## Work instructions:
Word for word, restate every line of the material.

## Source excerpt:
>> begin

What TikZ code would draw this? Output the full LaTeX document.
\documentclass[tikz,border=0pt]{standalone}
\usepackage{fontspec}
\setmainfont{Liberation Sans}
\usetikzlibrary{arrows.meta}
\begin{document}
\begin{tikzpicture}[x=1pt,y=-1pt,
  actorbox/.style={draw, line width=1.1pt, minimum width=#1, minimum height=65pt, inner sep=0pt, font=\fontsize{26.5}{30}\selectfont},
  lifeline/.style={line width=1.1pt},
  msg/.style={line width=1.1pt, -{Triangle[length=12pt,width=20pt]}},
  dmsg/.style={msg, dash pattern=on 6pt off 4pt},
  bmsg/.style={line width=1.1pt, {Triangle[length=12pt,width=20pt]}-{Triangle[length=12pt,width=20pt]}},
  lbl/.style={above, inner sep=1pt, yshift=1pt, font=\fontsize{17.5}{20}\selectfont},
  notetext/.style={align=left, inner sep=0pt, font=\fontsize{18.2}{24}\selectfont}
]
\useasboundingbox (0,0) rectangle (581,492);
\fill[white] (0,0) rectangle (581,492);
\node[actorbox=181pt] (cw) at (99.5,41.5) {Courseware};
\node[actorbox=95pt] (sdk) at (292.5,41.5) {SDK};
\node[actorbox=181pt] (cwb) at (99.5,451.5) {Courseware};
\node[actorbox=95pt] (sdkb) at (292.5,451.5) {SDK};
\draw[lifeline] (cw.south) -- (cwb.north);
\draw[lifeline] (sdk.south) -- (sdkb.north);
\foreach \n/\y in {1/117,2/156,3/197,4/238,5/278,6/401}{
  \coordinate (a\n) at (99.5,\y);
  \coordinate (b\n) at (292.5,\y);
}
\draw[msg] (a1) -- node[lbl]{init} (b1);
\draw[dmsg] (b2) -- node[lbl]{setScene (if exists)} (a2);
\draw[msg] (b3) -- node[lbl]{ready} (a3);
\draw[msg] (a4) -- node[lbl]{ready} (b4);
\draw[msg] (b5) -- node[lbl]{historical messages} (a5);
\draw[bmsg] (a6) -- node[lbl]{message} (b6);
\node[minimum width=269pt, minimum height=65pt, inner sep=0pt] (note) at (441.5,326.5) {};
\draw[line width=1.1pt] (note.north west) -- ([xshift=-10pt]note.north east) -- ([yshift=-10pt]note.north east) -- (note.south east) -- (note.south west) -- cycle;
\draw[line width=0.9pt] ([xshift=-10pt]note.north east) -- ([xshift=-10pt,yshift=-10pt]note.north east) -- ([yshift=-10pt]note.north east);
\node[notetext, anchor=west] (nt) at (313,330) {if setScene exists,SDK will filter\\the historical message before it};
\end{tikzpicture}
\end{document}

>> end

## Task response:
What TikZ code would draw this? Output the full LaTeX document.
\documentclass[tikz,border=0pt]{standalone}
\usepackage{fontspec}
\setmainfont{Liberation Sans}
\usetikzlibrary{arrows.meta}
\begin{document}
\begin{tikzpicture}[x=1pt,y=-1pt,
  actorbox/.style={draw, line width=1.1pt, minimum width=#1, minimum height=65pt, inner sep=0pt, font=\fontsize{26.5}{30}\selectfont},
  lifeline/.style={line width=1.1pt},
  msg/.style={line width=1.1pt, -{Triangle[length=12pt,width=20pt]}},
  dmsg/.style={msg, dash pattern=on 6pt off 4pt},
  bmsg/.style={line width=1.1pt, {Triangle[length=12pt,width=20pt]}-{Triangle[length=12pt,width=20pt]}},
  lbl/.style={above, inner sep=1pt, yshift=1pt, font=\fontsize{17.5}{20}\selectfont},
  notetext/.style={align=left, inner sep=0pt, font=\fontsize{18.2}{24}\selectfont}
]
\useasboundingbox (0,0) rectangle (581,492);
\fill[white] (0,0) rectangle (581,492);
\node[actorbox=181pt] (cw) at (99.5,41.5) {Courseware};
\node[actorbox=95pt] (sdk) at (292.5,41.5) {SDK};
\node[actorbox=181pt] (cwb) at (99.5,451.5) {Courseware};
\node[actorbox=95pt] (sdkb) at (292.5,451.5) {SDK};
\draw[lifeline] (cw.south) -- (cwb.north);
\draw[lifeline] (sdk.south) -- (sdkb.north);
\foreach \n/\y in {1/117,2/156,3/197,4/238,5/278,6/401}{
  \coordinate (a\n) at (99.5,\y);
  \coordinate (b\n) at (292.5,\y);
}
\draw[msg] (a1) -- node[lbl]{init} (b1);
\draw[dmsg] (b2) -- node[lbl]{setScene (if exists)} (a2);
\draw[msg] (b3) -- node[lbl]{ready} (a3);
\draw[msg] (a4) -- node[lbl]{ready} (b4);
\draw[msg] (b5) -- node[lbl]{historical messages} (a5);
\draw[bmsg] (a6) -- node[lbl]{message} (b6);
\node[minimum width=269pt, minimum height=65pt, inner sep=0pt] (note) at (441.5,326.5) {};
\draw[line width=1.1pt] (note.north west) -- ([xshift=-10pt]note.north east) -- ([yshift=-10pt]note.north east) -- (note.south east) -- (note.south west) -- cycle;
\draw[line width=0.9pt] ([xshift=-10pt]note.north east) -- ([xshift=-10pt,yshift=-10pt]note.north east) -- ([yshift=-10pt]note.north east);
\node[notetext, anchor=west] (nt) at (313,330) {if setScene exists,SDK will filter\\the historical message before it};
\end{tikzpicture}
\end{document}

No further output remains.